== Exercise ==
Please write out the material below exactly as given.

— start of Given data —

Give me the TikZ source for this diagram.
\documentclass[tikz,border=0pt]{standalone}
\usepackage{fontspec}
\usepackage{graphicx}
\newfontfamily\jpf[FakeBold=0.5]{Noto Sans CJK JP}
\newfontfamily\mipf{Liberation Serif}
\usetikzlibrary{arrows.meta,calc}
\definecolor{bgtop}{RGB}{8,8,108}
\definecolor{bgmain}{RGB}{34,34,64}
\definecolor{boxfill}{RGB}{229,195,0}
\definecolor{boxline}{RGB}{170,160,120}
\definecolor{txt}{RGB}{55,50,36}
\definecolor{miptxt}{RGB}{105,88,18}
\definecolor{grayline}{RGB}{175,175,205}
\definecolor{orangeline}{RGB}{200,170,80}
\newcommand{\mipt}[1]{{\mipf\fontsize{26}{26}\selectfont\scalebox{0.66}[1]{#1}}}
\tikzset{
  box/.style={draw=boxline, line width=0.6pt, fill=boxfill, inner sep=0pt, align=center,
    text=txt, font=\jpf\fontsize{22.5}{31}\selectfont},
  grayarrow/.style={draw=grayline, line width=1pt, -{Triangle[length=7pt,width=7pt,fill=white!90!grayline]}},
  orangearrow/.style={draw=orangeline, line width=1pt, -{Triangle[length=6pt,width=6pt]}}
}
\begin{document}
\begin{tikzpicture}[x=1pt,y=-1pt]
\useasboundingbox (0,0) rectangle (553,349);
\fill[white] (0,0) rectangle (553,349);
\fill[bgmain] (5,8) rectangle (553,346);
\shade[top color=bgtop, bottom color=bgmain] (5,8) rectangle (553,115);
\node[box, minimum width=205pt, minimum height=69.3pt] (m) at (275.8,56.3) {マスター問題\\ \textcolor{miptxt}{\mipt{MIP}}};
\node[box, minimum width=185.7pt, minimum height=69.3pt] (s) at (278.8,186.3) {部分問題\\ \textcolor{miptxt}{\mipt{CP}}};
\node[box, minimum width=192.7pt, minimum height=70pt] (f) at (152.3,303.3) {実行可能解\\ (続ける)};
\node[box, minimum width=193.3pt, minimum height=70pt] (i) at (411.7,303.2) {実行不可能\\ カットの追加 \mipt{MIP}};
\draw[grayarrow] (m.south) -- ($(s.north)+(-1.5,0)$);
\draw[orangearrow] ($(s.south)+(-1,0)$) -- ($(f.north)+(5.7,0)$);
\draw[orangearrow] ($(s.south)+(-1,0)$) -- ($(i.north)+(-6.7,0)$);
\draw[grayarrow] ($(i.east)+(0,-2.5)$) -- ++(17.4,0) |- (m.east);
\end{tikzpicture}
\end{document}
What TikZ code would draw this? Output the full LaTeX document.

— end of Given data —

== Solved exercise ==
Give me the TikZ source for this diagram.
\documentclass[tikz,border=0pt]{standalone}
\usepackage{fontspec}
\usepackage{graphicx}
\newfontfamily\jpf[FakeBold=0.5]{Noto Sans CJK JP}
\newfontfamily\mipf{Liberation Serif}
\usetikzlibrary{arrows.meta,calc}
\definecolor{bgtop}{RGB}{8,8,108}
\definecolor{bgmain}{RGB}{34,34,64}
\definecolor{boxfill}{RGB}{229,195,0}
\definecolor{boxline}{RGB}{170,160,120}
\definecolor{txt}{RGB}{55,50,36}
\definecolor{miptxt}{RGB}{105,88,18}
\definecolor{grayline}{RGB}{175,175,205}
\definecolor{orangeline}{RGB}{200,170,80}
\newcommand{\mipt}[1]{{\mipf\fontsize{26}{26}\selectfont\scalebox{0.66}[1]{#1}}}
\tikzset{
  box/.style={draw=boxline, line width=0.6pt, fill=boxfill, inner sep=0pt, align=center,
    text=txt, font=\jpf\fontsize{22.5}{31}\selectfont},
  grayarrow/.style={draw=grayline, line width=1pt, -{Triangle[length=7pt,width=7pt,fill=white!90!grayline]}},
  orangearrow/.style={draw=orangeline, line width=1pt, -{Triangle[length=6pt,width=6pt]}}
}
\begin{document}
\begin{tikzpicture}[x=1pt,y=-1pt]
\useasboundingbox (0,0) rectangle (553,349);
\fill[white] (0,0) rectangle (553,349);
\fill[bgmain] (5,8) rectangle (553,346);
\shade[top color=bgtop, bottom color=bgmain] (5,8) rectangle (553,115);
\node[box, minimum width=205pt, minimum height=69.3pt] (m) at (275.8,56.3) {マスター問題\\ \textcolor{miptxt}{\mipt{MIP}}};
\node[box, minimum width=185.7pt, minimum height=69.3pt] (s) at (278.8,186.3) {部分問題\\ \textcolor{miptxt}{\mipt{CP}}};
\node[box, minimum width=192.7pt, minimum height=70pt] (f) at (152.3,303.3) {実行可能解\\ (続ける)};
\node[box, minimum width=193.3pt, minimum height=70pt] (i) at (411.7,303.2) {実行不可能\\ カットの追加 \mipt{MIP}};
\draw[grayarrow] (m.south) -- ($(s.north)+(-1.5,0)$);
\draw[orangearrow] ($(s.south)+(-1,0)$) -- ($(f.north)+(5.7,0)$);
\draw[orangearrow] ($(s.south)+(-1,0)$) -- ($(i.north)+(-6.7,0)$);
\draw[grayarrow] ($(i.east)+(0,-2.5)$) -- ++(17.4,0) |- (m.east);
\end{tikzpicture}
\end{document}
What TikZ code would draw this? Output the full LaTeX document.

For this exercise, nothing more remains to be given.